22 Ağustos 2011

2. Kına Gecesi Maceram

Bir arkadaşımızı daha evlendirdik. Geç oldu güç olmadı dedik. Eh bu kadar bekledik madem öyle her türlü ritüelini de yapalım keyfini çıkaralım dedik. Daha doğrusu gelin hanım böyle istedi. Ablası, arkadaşları, yeğeni her birimiz seferber olduk. Şile yolunda harika bir bahçe içinde kocaman evi olan bir arkadaşı evini açtı, herkes bir yemek yaptı, en çoğunu da ablası yapmış, içkiler, çalgılar, çengiler, kıyafetler, ziller, kınalar tam tekmil hazırdı. Hepimize mor tülden duvaklar hazırlamış abla, onları taktık, çimenlere yayıldık, yemekler, sohbetler derken oyunlara başladık.

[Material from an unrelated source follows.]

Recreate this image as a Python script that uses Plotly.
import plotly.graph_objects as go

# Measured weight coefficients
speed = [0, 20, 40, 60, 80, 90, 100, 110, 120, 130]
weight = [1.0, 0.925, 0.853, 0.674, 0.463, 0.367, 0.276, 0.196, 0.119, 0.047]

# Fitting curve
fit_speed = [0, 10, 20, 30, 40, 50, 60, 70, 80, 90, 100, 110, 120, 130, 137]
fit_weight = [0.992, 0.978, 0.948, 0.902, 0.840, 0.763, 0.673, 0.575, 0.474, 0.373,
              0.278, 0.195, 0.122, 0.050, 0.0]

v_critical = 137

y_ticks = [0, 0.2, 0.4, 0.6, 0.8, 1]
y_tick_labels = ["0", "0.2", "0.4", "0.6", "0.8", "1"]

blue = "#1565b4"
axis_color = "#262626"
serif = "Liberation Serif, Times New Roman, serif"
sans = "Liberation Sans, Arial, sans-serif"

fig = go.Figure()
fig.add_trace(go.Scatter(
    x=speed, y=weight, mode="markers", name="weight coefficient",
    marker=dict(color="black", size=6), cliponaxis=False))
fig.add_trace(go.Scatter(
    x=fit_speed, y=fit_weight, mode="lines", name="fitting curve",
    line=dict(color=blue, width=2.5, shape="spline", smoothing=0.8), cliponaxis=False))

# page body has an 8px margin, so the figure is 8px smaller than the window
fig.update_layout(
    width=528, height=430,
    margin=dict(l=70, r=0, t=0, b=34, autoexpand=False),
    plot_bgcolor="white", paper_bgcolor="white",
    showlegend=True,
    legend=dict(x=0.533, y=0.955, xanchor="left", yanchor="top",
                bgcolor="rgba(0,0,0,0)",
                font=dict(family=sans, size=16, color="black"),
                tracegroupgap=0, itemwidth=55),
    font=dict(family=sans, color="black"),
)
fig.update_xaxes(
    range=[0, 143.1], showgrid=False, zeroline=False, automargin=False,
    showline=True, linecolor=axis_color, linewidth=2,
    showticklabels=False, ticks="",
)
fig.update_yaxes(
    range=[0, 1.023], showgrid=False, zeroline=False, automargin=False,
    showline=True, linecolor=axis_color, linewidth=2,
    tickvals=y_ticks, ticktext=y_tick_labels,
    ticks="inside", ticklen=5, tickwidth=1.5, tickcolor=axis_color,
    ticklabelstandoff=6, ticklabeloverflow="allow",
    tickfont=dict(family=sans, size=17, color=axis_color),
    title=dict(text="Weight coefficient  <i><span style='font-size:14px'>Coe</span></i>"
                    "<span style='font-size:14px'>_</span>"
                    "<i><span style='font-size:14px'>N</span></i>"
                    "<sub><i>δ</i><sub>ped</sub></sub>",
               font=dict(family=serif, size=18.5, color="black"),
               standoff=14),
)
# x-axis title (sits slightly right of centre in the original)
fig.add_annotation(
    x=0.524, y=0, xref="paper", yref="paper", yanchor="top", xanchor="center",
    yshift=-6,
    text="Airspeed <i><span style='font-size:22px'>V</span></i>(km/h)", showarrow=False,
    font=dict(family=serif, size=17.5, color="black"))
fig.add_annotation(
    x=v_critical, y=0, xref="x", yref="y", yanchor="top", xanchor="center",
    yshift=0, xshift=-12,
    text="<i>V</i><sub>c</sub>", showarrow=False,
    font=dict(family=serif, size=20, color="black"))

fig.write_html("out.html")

Gelin hanıma kırmızı duvak taktık, etrafında döne döne "yüksek yüksek tepelere" türküsünü söyledik, gelini de bir güzel ağlattık. Hem onun avucuna hem bizim avucumuza kınaları koyduk, sonra bu kadar ağlamak, tören, gelenek yeter dedik, harika müzikler yapan başka bir arkadaş sayesinde çimenler üzerinde hoplayıp zıpladık. Ne gülmek, ne çoşku, ne danslar, oyun havaları, masa üstüne çıkmalar, belimize bağladığımız zilli eşarplar, bütün kızlar toplandık iyice dağıttık yani. Pek güzel geçti. Alşama erkekler bastı ortalığı, yemek, içki, müzik devam ederken bu sefer düğün provası danslar, giriş çıkış müzikleri denemesi eşliğinde ve müthiş bir neşe içinde saatler aktı gitti. Allahtan etrafta yerleşim alanı yok, gecenin geç saatlerine kadar kahkahalarımız, müzik sesi, çoşkumuz bölgeye yayıldı. Her an jandarma gelecek diye bekledik valla. Darısı başımıza diye diye dağıldık. Hatıra olarak bu küçük kına paketlerini hazırlamışlar, ne zarif, ne güzel bir düşünceydi.